──────── RECORDS
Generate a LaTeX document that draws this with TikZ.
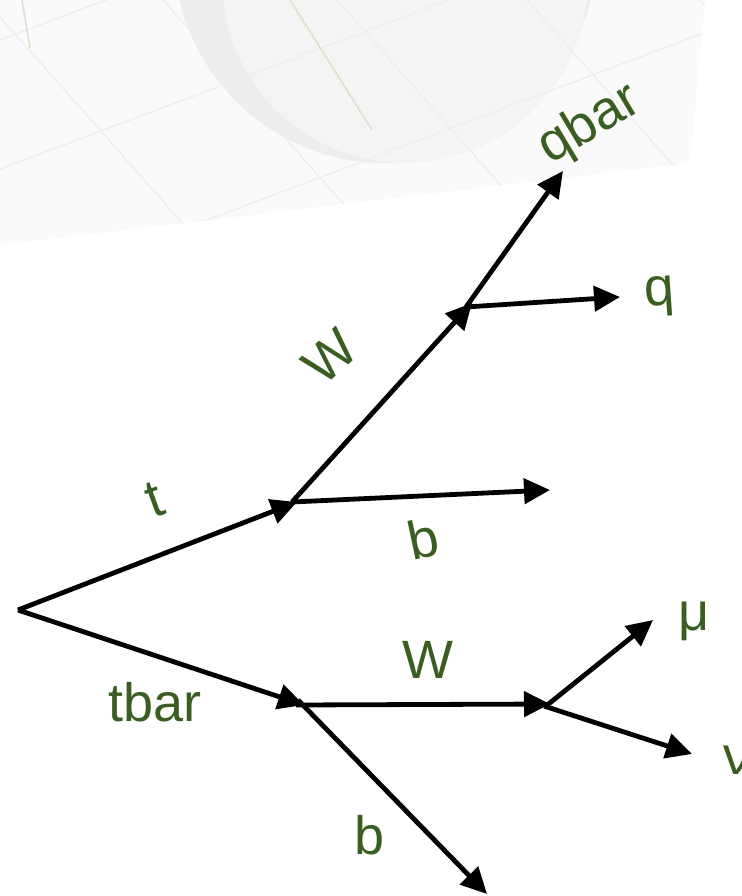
\documentclass[tikz,border=0pt]{standalone}
\usepackage{fontspec}
\setmainfont{Liberation Sans}
\usetikzlibrary{arrows.meta}
\definecolor{lblgreen}{HTML}{3A5E22}
\definecolor{bggrid}{HTML}{EDEDED}
\definecolor{bgshade}{HTML}{EDEDED}
\definecolor{bginner}{HTML}{F4F4F4}
\definecolor{bggreen}{HTML}{D2E5CA}
\begin{document}
\begin{tikzpicture}[x=1pt,y=-1pt,
  decay/.style={line width=4.8pt,-{Triangle[length=26pt,width=25pt]}},
  lbl/.style={text=lblgreen,font=\fontsize{54}{60}\selectfont,inner sep=0pt}]
\useasboundingbox (0,0) rectangle (741,896);

% faint backdrop in the top corner
\begin{scope}
\clip (0,0) -- (705,0) -- (690,163) -- (0,245) -- cycle;
\fill[black!2] (0,0) rectangle (741,260);
\fill[bgshade] (385,-48) circle (211);
\fill[bginner] (405,-20) circle (183);
\foreach \x in {-15,163,337,527,700}
  \draw[bggrid,line width=1.2pt] (\x,0) -- ++(230,260);
\foreach \y in {40,169,298,427}
  \draw[bggrid,line width=1.2pt] (0,\y) -- ++(741,-279);
\end{scope}
\draw[bggreen,line width=1.5pt] (22,0) -- (30,48);
\draw[bggreen,line width=1.5pt] (290,0) -- (372,130);

% vertices and end points
\coordinate (root) at (18,610);
\coordinate (tq) at (297,502);
\coordinate (wq) at (472,303);
\coordinate (qb) at (563,171);
\coordinate (q) at (620,297);
\coordinate (bq) at (550,490);
\coordinate (tl) at (304,705);
\coordinate (wl) at (550,704);
\coordinate (bl) at (487,894);
\coordinate (mu) at (653,620);
\coordinate (nu) at (692,754);

% top branch
\draw[decay] (root) -- (tq);
\draw[decay] (292,502) -- (wq);
\draw[decay] (292,502) -- (bq);
\draw[decay] (466,307) -- (qb);
\draw[decay] (466,307) -- (q);

% anti-top branch
\draw[decay] (root) -- (tl);
\draw[decay] (296,705) -- (wl);
\draw[decay] (298,700) -- (bl);
\draw[decay] (546,706) -- (mu);
\draw[decay] (544,706) -- (nu);

% particle names
\node[lbl,rotate=20] (tlab) at (155,500) {t};
\node[lbl,rotate=42] (wqlab) at (330,357) {W};
\node[lbl,rotate=12] (bqlab) at (423,538) {b};
\node[lbl,rotate=31] (qblab) at (590,125) {qbar};
\node[lbl,rotate=4] (qlab) at (660,297) {q};
\node[lbl] (tllab) at (155,702) {tbar};
\node[lbl] (wllab) at (428,660) {W};
\node[lbl] (bllab) at (370,835) {b};
\node[lbl] (mulab) at (694,621) {μ};
\node[lbl] (nulab) at (737,760) {ν};
\end{tikzpicture}
\end{document}
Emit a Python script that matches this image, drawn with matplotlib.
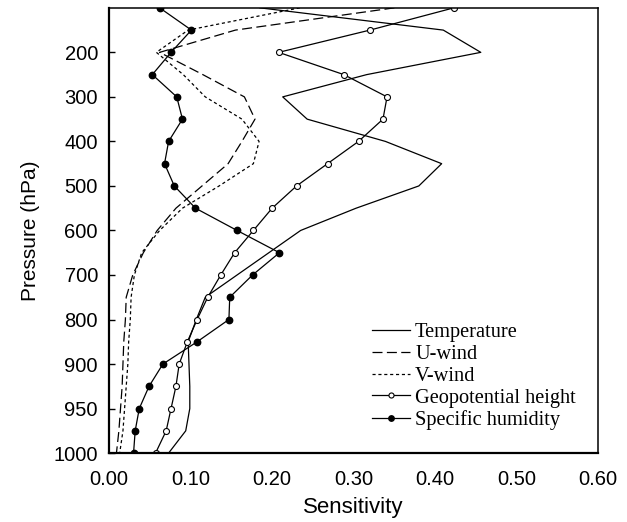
────────────────
### DO THIS:
Write out, word for word, the lines from the start of the data through the one holding "(0,0) rectangle (741,896);". Omit pictures.

### REPLY:
Generate a LaTeX document that draws this with TikZ.
\documentclass[tikz,border=0pt]{standalone}
\usepackage{fontspec}
\setmainfont{Liberation Sans}
\usetikzlibrary{arrows.meta}
\definecolor{lblgreen}{HTML}{3A5E22}
\definecolor{bggrid}{HTML}{EDEDED}
\definecolor{bgshade}{HTML}{EDEDED}
\definecolor{bginner}{HTML}{F4F4F4}
\definecolor{bggreen}{HTML}{D2E5CA}
\begin{document}
\begin{tikzpicture}[x=1pt,y=-1pt,
  decay/.style={line width=4.8pt,-{Triangle[length=26pt,width=25pt]}},
  lbl/.style={text=lblgreen,font=\fontsize{54}{60}\selectfont,inner sep=0pt}]
\useasboundingbox (0,0) rectangle (741,896);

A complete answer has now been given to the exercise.